I’m in the process of glassing my cedar chambered board. I seemed to forget how much I suck at glass. So besides the fact that my bottom lam kicked too fast leaving a lump every thing is ok. My question is for someone with experience glassing cedar. I first squeeged a cheater coat. After it kicked off I then laminated as usual. No problems except white spots have developed over knots. This happened over time as they were clear for probably a day. Thoughts?
Delam due to high oil/sap content in the knot. You might try a pre- seal of the knot with Cyanoacrylate glue, (super glue) prior to cheater. It works well on Redwood endgrain.
Thanks Thrailkill. Wish I had known that because I always have it around the shop. I use it for all kinds of stuff. Do you think the de-lam will be constrained to the knot or …?
It may stay just as it is, or may propigate to the full size of the knot. I’ve seen it go both ways. Thermal pickup, from the sun, seem to stimulate the process. Try to keep the affected surface as cool as possible.
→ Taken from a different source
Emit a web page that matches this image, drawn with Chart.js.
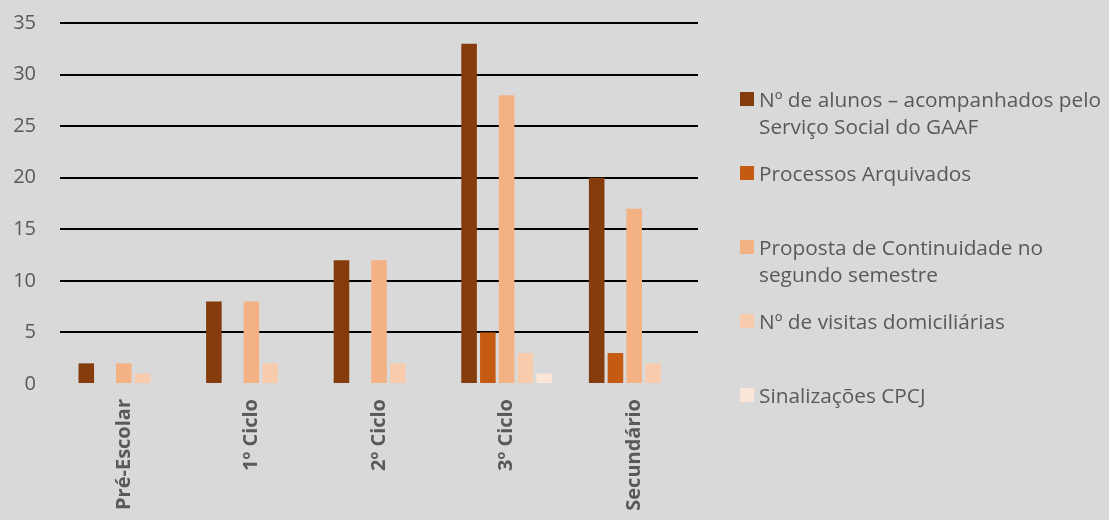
<!DOCTYPE html>
<html>
<head>
<meta charset="utf-8">
<script src="https://cdn.jsdelivr.net/npm/chart.js@4"></script>
<style>
  html, body { margin: 0; padding: 0; background: #d9d9d9; }
  #wrap { position: relative; width: 1109px; height: 520px; }
  #legend { position: absolute; left: 740px; top: 0; }
  .item { position: absolute; left: 0; white-space: nowrap; font-family: "Open Sans", sans-serif;
          font-size: 20.8px; line-height: 27px; color: #595959; }
  .box { position: absolute; left: 0; top: 0; width: 14px; height: 14px; }
  .txt { position: absolute; left: 19px; top: -6px; }
</style>
</head>
<body>
<div id="wrap">
  <canvas id="chart" width="1109" height="520"></canvas>
  <div id="legend"></div>
</div>
<script>
// categories and series
const levels = ["Pré-Escolar", "1º Ciclo", "2º Ciclo", "3º Ciclo", "Secundário"];
const seriesNames = [
  ["Nº de alunos – acompanhados pelo", "Serviço Social do GAAF"],
  ["Processos Arquivados"],
  ["Proposta de Continuidade no", "segundo semestre"],
  ["Nº de visitas domiciliárias"],
  ["Sinalizações CPCJ"],
];
const alunos = [2, 8, 12, 33, 20];
const arquivados = [0, 0, 0, 5, 3];
const continuidade = [2, 8, 12, 28, 17];
const visitas = [1, 2, 2, 3, 2];
const cpcj = [0, 0, 0, 1, 0];
const yTicks = [0, 5, 10, 15, 20, 25, 30, 35];

const colors = ["#843c0c", "#c55a11", "#f4b183", "#f8cbad", "#fbe5d6"];
const values = [alunos, arquivados, continuidade, visitas, cpcj];

const datasets = values.map((v, i) => ({
  label: seriesNames[i].join(" "),
  data: v,
  backgroundColor: colors[i],
  borderWidth: 0,
  categoryPercentage: 0.735,
  barPercentage: 0.83,
}));

const chart = new Chart(document.getElementById("chart").getContext("2d"), {
  type: "bar",
  data: { labels: levels, datasets: datasets },
  options: {
    responsive: false,
    animation: false,
    layout: { padding: { top: 23, right: 411, left: 0, bottom: 0 } },
    plugins: { legend: { display: false }, tooltip: { enabled: false } },
    scales: {
      x: {
        grid: { display: false },
        border: { display: false },
        ticks: {
          color: "#595959",
          font: { family: "Open Sans", size: 20, weight: "bold" },
          minRotation: 90,
          maxRotation: 90,
          padding: 7,
        },
        afterFit: (scale) => {
          scale.height = 136;
          scale.paddingTop = 0;
          scale.paddingBottom = 0;
        },
      },
      y: {
        min: 0,
        max: 35,
        afterBuildTicks: (scale) => { scale.ticks = yTicks.map(v => ({ value: v })); },
        border: { display: false },
        grid: {
          color: (ctx) => ctx.tick && ctx.tick.value === 0 ? "rgba(0,0,0,0)" : "#000000",
          lineWidth: 2,
          drawTicks: false,
        },
        ticks: {
          color: "#595959",
          font: { family: "Open Sans", size: 20 },
          padding: 24,
        },
        afterFit: (scale) => {
          scale.width = 60;
          scale.paddingTop = 0;
          scale.paddingBottom = 0;
        },
      },
    },
  },
});

// html legend built from the datasets
const legend = document.getElementById("legend");
chart.data.datasets.forEach((ds, i) => {
  const item = document.createElement("div");
  item.className = "item";
  item.style.top = (92 + i * 74) + "px";
  const box = document.createElement("div");
  box.className = "box";
  box.style.background = ds.backgroundColor;
  const txt = document.createElement("div");
  txt.className = "txt";
  txt.innerHTML = seriesNames[i].join("<br>");
  item.appendChild(box);
  item.appendChild(txt);
  legend.appendChild(item);
});
</script>
</body>
</html>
I ran into the same problem, and it grew and grew. I ended up stripping the whole board since it looked like it would be more work than its worth. I pretreated like crazy the second time around and so far things look much better. However, I’ve learned my lesson. My old thinking was that they knots added character, but my new thinking is to avoid them at all cost!
My thinking was that I’m a cheap a$$. Acttually I wanted to make a board. There is a cedar yard across the street. They had a pile of white cedar and it had knots.
I’m just going to glass on a fin and surf it. And make another of course.